Wednesday, April 30, 2014

Field Trips

Spring is in the air, and spring always makes me want to take field trips.  Now, from a teachers’ perspective, field trips are the worst.  The absolute worst.  They involve so many stinking forms and permission slips.  You have to fill out a separate form for each person involved in any aspect of a school (teachers, parents, principals, district administration, transportation, food service, nurses, specials, any type of aide or resource teacher). 

Then there’s the moneythe dreaded money.  How much does it cost to get in?  How much does it cost to drive there?  How do I divide the $20 per mile bus/gas fee by 120 students?  Will they round up to 5 if we go 4.7 miles?  What about chaperones?  Oh shoot, what if no parents will come help me?  Oh shoot, what if all the parents want to come help?  How do I decide which ones have to pay and which ones don’t?  What if I get robbed between collecting money from students and turning it in to the office (because that is a legitimate fear in The Hood)?  What if half my class can’t pay?  Can I afford that?  What if someone pays, then doesn’t show up that day and their parents demand the money back?  But then the financial secretary can’t refund the $4 because it was already deposited?  What if they just start yelling at me to give them their $4 back?

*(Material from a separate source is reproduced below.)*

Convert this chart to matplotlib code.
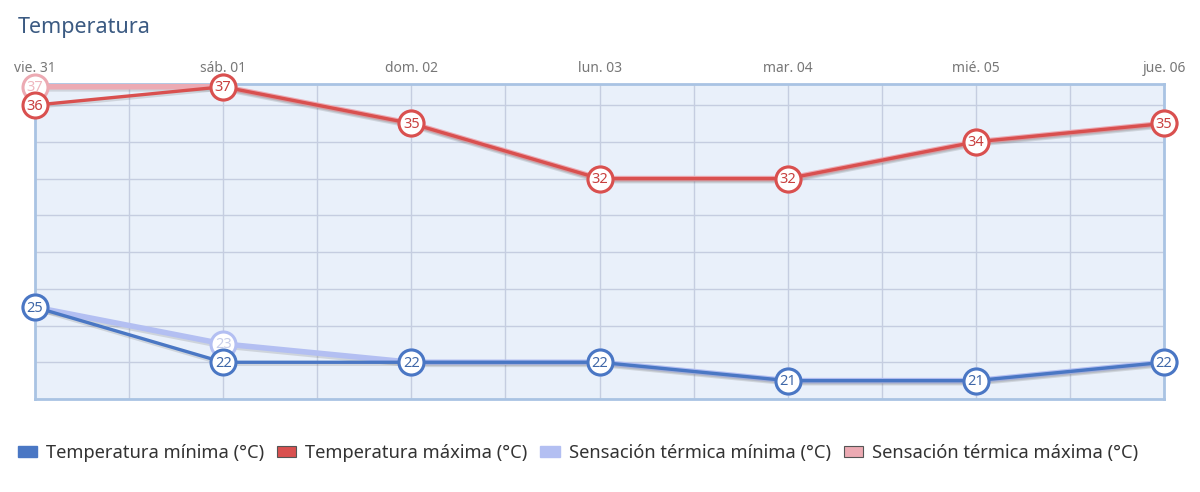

These are just the extra questions on top of the gajillion you already have to deal with because you are a teacher and nobody knows what the crap is going on in public education.

Anyways, my first year in The Hood, I somehow managed to get my kindergarten class to the National Cowboy and Western Heritage Museum.  


This is mostly a museum for adults, but they had a transportation grant (which eliminated all the $20 per mile x 7 miles to the museum divided by 120 students madness).  And I somehow got enough adults to go that we could have manageable-sized groups.  Plus God blessed me with 1-on-1 parental support for my kiddos who liked to run off.  I figured that things would mostly go okay, and I would be pretty available in case of emergency or overwhelmed parent.

I don’t know if you realize this, but museums with important and expensive pieces of art, like the Oklahoma Western Heritage Museum, have many alarms and such that sound just in case people try to steal the said important and expensive pieces of art.  Also, kindergartners like to touch things they are not supposed to touch, like important and expensive pieces of art.  And when these kindergartners are not monitored with an eagle-eye, they WILL touch what they are not supposed to regardless of how many times you said not to or the extreme consequences you threatened.  When they do this, it looks as though they are trying to steal the important and expensive pieces of art and ALL the alarms in the museum will sound.  And even if you saw it coming and slo-mo launched yourself at the kindergartner to stop them from touching the art and were only a half-second late, the alarms will STILL sound.  And they are very loud.

So I locked them in a jail cell...



They also tried to climb onto the horse, but they were too short.  Luckily this was in the "hands on" section of the museum.


I know all this because it happened to me.  Never again have I taken a large group of young children to a museum for adults.